In the UK, over 7 million consumers and businesses (of which 750,000 are small to medium-sized enterprises or SMEs) are using innovative open-banking-enabled products and services to manage their money and to make payments. The JROC report sets out views, recommendations, and the joint actions required to successfully transition to the next phase of open banking and maintain the international leadership of UK. To deliver on its vision, JROC introduced a roadmap that sets out a three-phased delivery approach, through which open banking can continue to evolve and grow in a sustainable way within the next two years, ahead of the long-term regulatory framework being established. The report contains a roadmap of priorities over the next two years, covering five key themes:
- Leveling up availability and performance
- Mitigating risks of financial crime
- Ensuring effective consumer protection
- Improving information flows to third-party providers and end-users
- Promoting additional services, using non-sweeping variable recurring payments (VRP) as a pilot
These five themes are underpinned by 29 actions outlined in the roadmap. UK will deliver on these via a three-phased approach, which would commence in 2023 and end in 2025:
- In 2023, the focus will be on collectively improving visibility and understanding around the level of financial crime across the open banking ecosystem and the availability and performance of application programming interfaces (APIs) across different Account Servicing Payment Service Providers (ASPSPs). Focus is also improving the functioning of the open banking ecosystem—for instance, by ensuring consistent error messaging—and enabling better understanding of consumer concerns and possible future developments through consumer research.
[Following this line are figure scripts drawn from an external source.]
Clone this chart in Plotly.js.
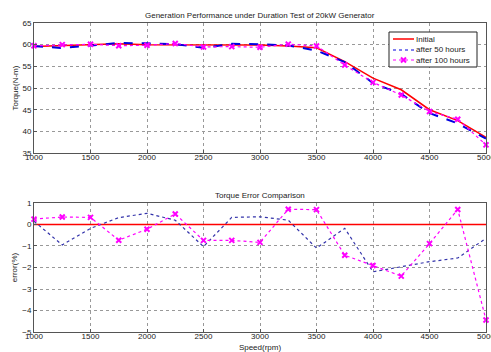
<!DOCTYPE html>
<html><head><meta charset="utf-8">
<script src="https://cdn.plot.ly/plotly-3.0.1.min.js"></script>
<style>html,body{margin:0;padding:0;background:#fff}#c{width:491px;height:352px}</style>
</head><body><div id="c"></div>
<script>
const speed = [1000,1250,1500,1750,2000,2250,2500,2750,3000,3250,3500,3750,4000,4250,4500,4750,5000];
const torqueInitial = [59.6,59.8,59.9,60.2,60.0,60.0,59.9,60.0,59.9,59.7,59.3,56.1,52.3,49.6,45.0,42.5,38.6];
const torque50h = [59.69,59.23,59.79,60.39,60.31,60.12,59.28,60.2,60.12,59.82,58.65,56.0,51.15,48.63,44.22,41.84,38.35];
const torque100h = [59.75,60.01,60.1,59.76,59.85,60.29,59.46,59.56,59.4,60.12,59.71,55.3,51.3,48.4,44.6,42.8,36.9];
const errInitial = [0,0,0,0,0,0,0,0,0,0,0,0,0,0,0,0,0];
const err50h = [0.15,-0.95,-0.18,0.32,0.52,0.2,-1.03,0.33,0.36,0.2,-1.1,-0.18,-2.2,-1.96,-1.73,-1.56,-0.64];
const err100h = [0.25,0.35,0.33,-0.73,-0.22,0.49,-0.74,-0.74,-0.83,0.71,0.69,-1.43,-1.91,-2.4,-0.89,0.7,-4.44];
const seriesNames = ['Initial','after 50 hours','after 100 hours'];
const xTicks = [1000,1500,2000,2500,3000,3500,4000,4500,5000];

const FONT = 'Liberation Sans, Arial, sans-serif';
const RED='#ff0000', BLUE='#0000e0', BLUE2='#3333aa', MAG='#ff00ff';
const mk = {symbol:'x-thin-open',size:5,color:MAG,line:{color:MAG,width:2}};
const traces = [
  {x:speed,y:torqueInitial,name:seriesNames[0],mode:'lines',line:{color:RED,width:1.5},xaxis:'x',yaxis:'y'},
  {x:speed,y:torque50h,name:seriesNames[1],mode:'lines',line:{color:BLUE,width:2,dash:'dash'},xaxis:'x',yaxis:'y'},
  {x:speed,y:torque100h,name:seriesNames[2],mode:'lines+markers',line:{color:MAG,width:1.2,dash:'dot'},
   marker:mk,xaxis:'x',yaxis:'y',cliponaxis:false},
  {x:speed,y:errInitial,name:seriesNames[0],mode:'lines',line:{color:RED,width:1.5},xaxis:'x2',yaxis:'y2'},
  {x:speed,y:err50h,name:seriesNames[1],mode:'lines',line:{color:BLUE2,width:1.2,dash:'dot'},xaxis:'x2',yaxis:'y2'},
  {x:speed,y:err100h,name:seriesNames[2],mode:'lines+markers',line:{color:MAG,width:1.2,dash:'dot'},
   marker:mk,xaxis:'x2',yaxis:'y2',cliponaxis:false}
];
const ax = {showline:true,mirror:true,linecolor:'#555',linewidth:1,ticks:'inside',ticklen:3,tickcolor:'#555',
  showgrid:true,gridcolor:'#999',griddash:'dot',gridwidth:1,zeroline:false,tickfont:{size:8,color:'#222'},
  ticklabeloverflow:'allow'};

// legend box drawn in paper coordinates (plot area: left 34, top 23, width 452, height 309)
const PX = p => (p-34)/452, PY = p => (332-p)/309;
const legRows = [39,50,60];
const shapes = [
  {type:'rect',xref:'paper',yref:'paper',x0:PX(389),x1:PX(477),y0:PY(67),y1:PY(32),
   line:{color:'#222',width:1},fillcolor:'#fff',layer:'above'},
  {type:'line',xref:'paper',yref:'paper',x0:PX(393),x1:PX(414),y0:PY(legRows[0]),y1:PY(legRows[0]),
   line:{color:RED,width:1.5}},
  {type:'line',xref:'paper',yref:'paper',x0:PX(393),x1:PX(414),y0:PY(legRows[1]),y1:PY(legRows[1]),
   line:{color:BLUE,width:1.2,dash:'dot'}},
  {type:'line',xref:'paper',yref:'paper',x0:PX(393),x1:PX(414),y0:PY(legRows[2]),y1:PY(legRows[2]),
   line:{color:MAG,width:1.2,dash:'dot'}},
  {type:'line',xref:'paper',yref:'paper',x0:PX(401),x1:PX(406),y0:PY(legRows[2]-2.5),y1:PY(legRows[2]+2.5),
   line:{color:MAG,width:2}},
  {type:'line',xref:'paper',yref:'paper',x0:PX(401),x1:PX(406),y0:PY(legRows[2]+2.5),y1:PY(legRows[2]-2.5),
   line:{color:MAG,width:2}}
];
const annotations = [
  {text:'Generation Performance under Duration Test of 20kW Generator',xref:'paper',yref:'paper',x:0.5,y:1,
   yanchor:'bottom',yshift:1,showarrow:false,font:{size:8}},
  {text:'Torque Error Comparison',xref:'paper',yref:'paper',x:0.5,y:0.4175,
   yanchor:'bottom',yshift:1,showarrow:false,font:{size:8}}
].concat(seriesNames.map((n,i)=>({text:n,xref:'paper',yref:'paper',x:PX(415),y:PY(legRows[i]),
   xanchor:'left',yanchor:'middle',showarrow:false,font:{size:8},borderpad:0})));

const layout = {
  width:491,height:352,margin:{l:34,r:5,t:23,b:20},
  paper_bgcolor:'#fff',plot_bgcolor:'#fff',showlegend:false,
  font:{family:FONT,size:8,color:'#222'},
  xaxis:Object.assign({},ax,{domain:[0,1],range:[1000,5000],tickvals:xTicks,anchor:'y',ticklabelstandoff:-4}),
  yaxis:Object.assign({},ax,{domain:[0.579,1],range:[35,65],dtick:5,anchor:'x',
    title:{text:'Torque(N-m)',font:{size:8},standoff:2}}),
  xaxis2:Object.assign({},ax,{domain:[0,1],range:[1000,5000],tickvals:xTicks,anchor:'y2',ticklabelstandoff:-4,
    title:{text:'Speed(rpm)',font:{size:8},standoff:4}}),
  yaxis2:Object.assign({},ax,{domain:[0,0.4175],range:[-5,1],dtick:1,anchor:'x2',
    title:{text:'error(%)',font:{size:8},standoff:3}}),
  shapes:shapes,annotations:annotations
};
Plotly.newPlot('c',traces,layout,{displayModeBar:false,staticPlot:true});
</script></body></html>
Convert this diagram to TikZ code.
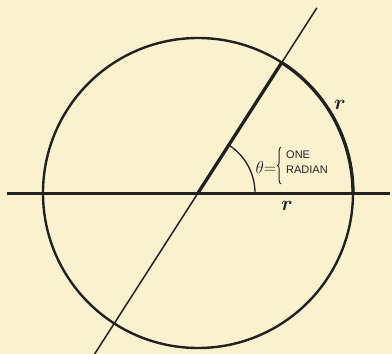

- Next year, the aim is to lay the groundwork for the end state by improving data-sharing to prevent fraud and financial crime, supporting the development of commercial and liability frameworks and improvements in information flows to third-party providers on API calls and payment messages.
- The following year a sustainable commercial model is expected to have been developed and piloted, with the new innovative business models having been tested. Some of these actions may require the long-term regulatory framework and/or other regulatory intervention.
The report also outlines principles for establishing a long-term regulatory framework for open banking, which the government is intending to legislate for. The long-term regulatory framework will set out the role of the Treasury and the respective roles that FCA and PSR will have in providing oversight across the open banking ecosystem, including over the future entity. It will also set out the roles and obligations that firms and the future entity will play and have within the ecosystem. Going forward, JROC plans to measure success through stakeholders’ ongoing commitment and delivery of the actions in this report, including the development, testing, and piloting of a commercial model for open banking and the establishment of the future open banking entity. The plan is to implement a multilateral agreement or rulebook for premium application programming interfaces or APIs by the fourth quarter of 2025. JROC will monitor progress against all activities in the roadmap and will publish a progress report in the fourth quarter of 2023. Also, in the fourth quarter of 2023, JROC will set out a detailed plan for the future entity and the Open Banking Implementation Entity (OBIE) transition to it.